La lucha por el estatuto de lo verdadero es tan antigua como la filosofía. Pero ahora las armas ya no son el talento narrativo, la persuasión o la habilidad dialéctica, sino los robots. Los razonamientos se han transformado en toneladas de datos. Lo cuantitativo predomina sobre lo cualitativo. Los datos sepultan la creatividad, son un aserto irrebatible, de corte absolutista, que prohíbe la excepción y no deja respirar a quien no se ajusta a ellos. Fíjense ustedes que las personas menos creativas que existen, los políticos, siempre recurren a la retórica de los datos. Los datos (junto con la gestión del miedo) son el primer paso hacia la uniformización del pensamiento, para hacer que los individuos singulares se vuelvan prescindibles y esclavizables.

La luz interior, destello del origen, es nublada por la angustia, el miedo y el cálculo. La abrillantan la confianza y el amor. Los filósofos antiguos decían que el mundo se mueve gracias a la oposición de los contrarios. Por eso tiene que haber bien y mal, frío y calor, atracción y repulsión.

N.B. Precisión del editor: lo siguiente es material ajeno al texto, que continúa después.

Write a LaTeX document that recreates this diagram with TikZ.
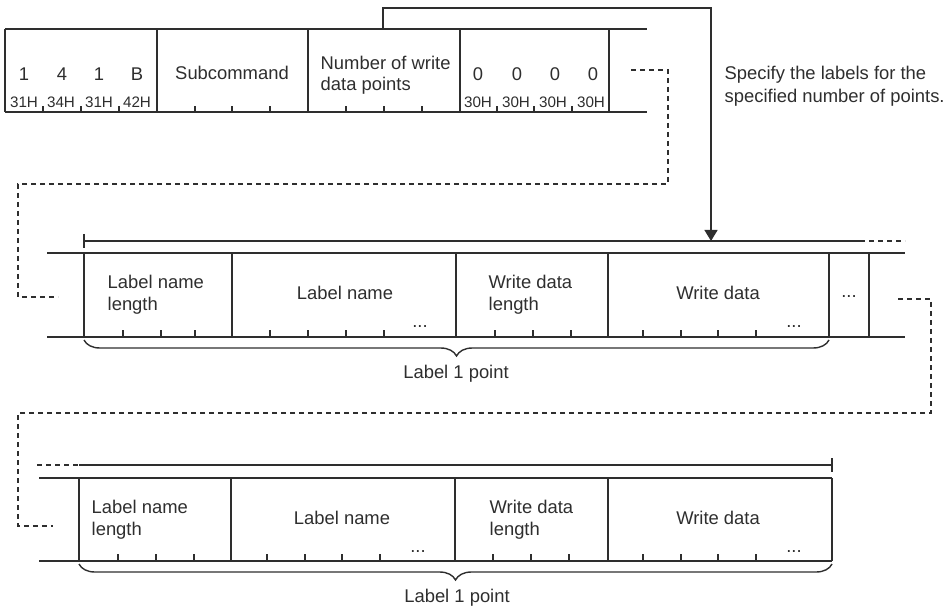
\documentclass[tikz,border=0pt]{standalone}
\usepackage{fontspec}
\setmainfont{Liberation Sans}
\usetikzlibrary{arrows.meta,decorations.pathreplacing}

\begin{document}
\begin{tikzpicture}[x=0.5pt,y=-0.5pt,line width=0.7pt]
\definecolor{frameInk}{HTML}{2E2E2E}
\tikzset{
  every node/.style={inner sep=0pt,text=frameInk,font=\fontsize{9.2}{11}\selectfont},
  hexLab/.style={anchor=base,font=\fontsize{7.6}{9}\selectfont},
  cellLab/.style={anchor=base west},
  dashLink/.style={dash pattern=on 2.5pt off 2pt,line width=0.6pt},
  spanBrace/.style={decorate,decoration={brace,mirror,amplitude=8pt}},
}
\useasboundingbox (0,0) rectangle (945,608);
\begin{scope}[draw=frameInk]
\draw (5,29) -- (647,29);
\draw (5,112) -- (647,112);
\foreach \x in {5,157,308,460,609} \draw (\x,29) -- (\x,112);
\foreach \x in {43,81,119,195,232,270,346,384,422,497,534,572} \draw (\x,112) -- (\x,106);
\foreach \x/\lab [count=\i] in {24/1,62/4,99/1,137/B,478/0,517/0,555/0,593/0}
  \node[anchor=base] (digit\i) at (\x,81) {\lab};
\foreach \x/\lab [count=\i] in {24/31H,61/34H,99/31H,137/42H,478/30H,516/30H,553/30H,591/30H}
  \node[hexLab] (hex\i) at (\x,108) {\lab};
\node[anchor=base] (subcmd) at (232,80) {Subcommand};
\node[cellLab] (numA) at (320,69.5) {Number of write};
\node[cellLab] (numB) at (320,91) {data points};
\node[cellLab] (noteA) at (724,80) {Specify the labels for the};
\node[cellLab] (noteB) at (724,103) {specified number of points.};
\coordinate (numTop) at (383,29);
\coordinate (spanTip) at (711,241);
\draw[-{Triangle[length=5.5pt,width=6.5pt]}] (numTop) -- ++(0,-21) -| (spanTip);
\coordinate (contA) at (631,70);
\coordinate (contB) at (58,297);
\draw[dashLink] (contA) -- (668,70) -- (668,184) -- (18,184) |- (contB);

\draw (84,241) -- (860,241);
\draw[dashLink] (860,241) -- (905,241);
\draw (84,234) -- (84,248);
\draw (47,253) -- (905,253);
\draw (47,337) -- (905,337);
\foreach \x in {84,232,456,608,829,869} \draw (\x,253) -- (\x,337);
\foreach \x in {123,161,195,270,308,346,384,495,533,571,643,681,718,756} \draw (\x,337) -- (\x,330);
\node[anchor=base] (moreA) at (420,328) {...};
\node[anchor=base] (moreB) at (794,328) {...};
\node[anchor=base] (moreC) at (849,298) {...};
\node[cellLab] (lenA) at (107,289) {Label name};
\node[cellLab] (lenB) at (107,311) {length};
\node[anchor=base] (nameA) at (345,300) {Label name};
\node[cellLab] (wlenA) at (488,289) {Write data};
\node[cellLab] (wlenB) at (488,311) {length};
\node[anchor=base] (wdataA) at (718,300) {Write data};
\draw[spanBrace] (84,340) -- (829,340);
\node[anchor=base] (pointA) at (456,379) {Label 1 point};
\coordinate (contC) at (898,299);
\coordinate (contD) at (53,526);
\draw[dashLink] (contC) -- (931,299) -- (931,413) -- (18,413) |- (contD);

\draw[dashLink] (37,465) -- (79,465);
\draw (79,465) -- (832,465);
\draw (832,458) -- (832,472);
\draw (39,478) -- (832,478);
\draw (39,561) -- (832,561);
\foreach \x in {79,231,455,608,832} \draw (\x,478) -- (\x,561);
\foreach \x in {118,156,194,267,305,342,380,493,531,569,643,681,718,756} \draw (\x,561) -- (\x,554);
\node[anchor=base] (moreD) at (418,552) {...};
\node[anchor=base] (moreE) at (794,552) {...};
\node[cellLab] (lenC) at (91,513) {Label name};
\node[cellLab] (lenD) at (91,535) {length};
\node[anchor=base] (nameB) at (342,524) {Label name};
\node[cellLab] (wlenC) at (489,513) {Write data};
\node[cellLab] (wlenD) at (489,535) {length};
\node[anchor=base] (wdataB) at (718,524) {Write data};
\draw[spanBrace] (79,564) -- (832,564);
\node[anchor=base] (pointB) at (457,602) {Label 1 point};
\end{scope}
\end{tikzpicture}
\end{document}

Sólo hay una cosa que no tiene opuesto: el amor. El amor no tiene opuesto porque el odio es convocado cuando vemos atacado lo que amamos. El odio es una creación del amor. La ira aparta obstáculos y acalla impertinentes. Jesús lo sabía bien. Cuando Montaigne, Voltaire o Nietzsche nos convencen, no lo hacen con información, sino mediante un estilo (narrativo, alegórico o metafórico), que nos inspira, que nos convierte por un momento, como lectores, en seres creativos. Por eso los amamos. De hecho, escribir bien es eso. Hacer que el lector se sienta creativo. Que pueda crear a partir del texto, desvincularse de él, incluso refutarlo. Separarse, aunque sea momentáneamente, de la tenaza lingüística. Esa distancia es el aliento de la creación, incluso de la tecnocrática.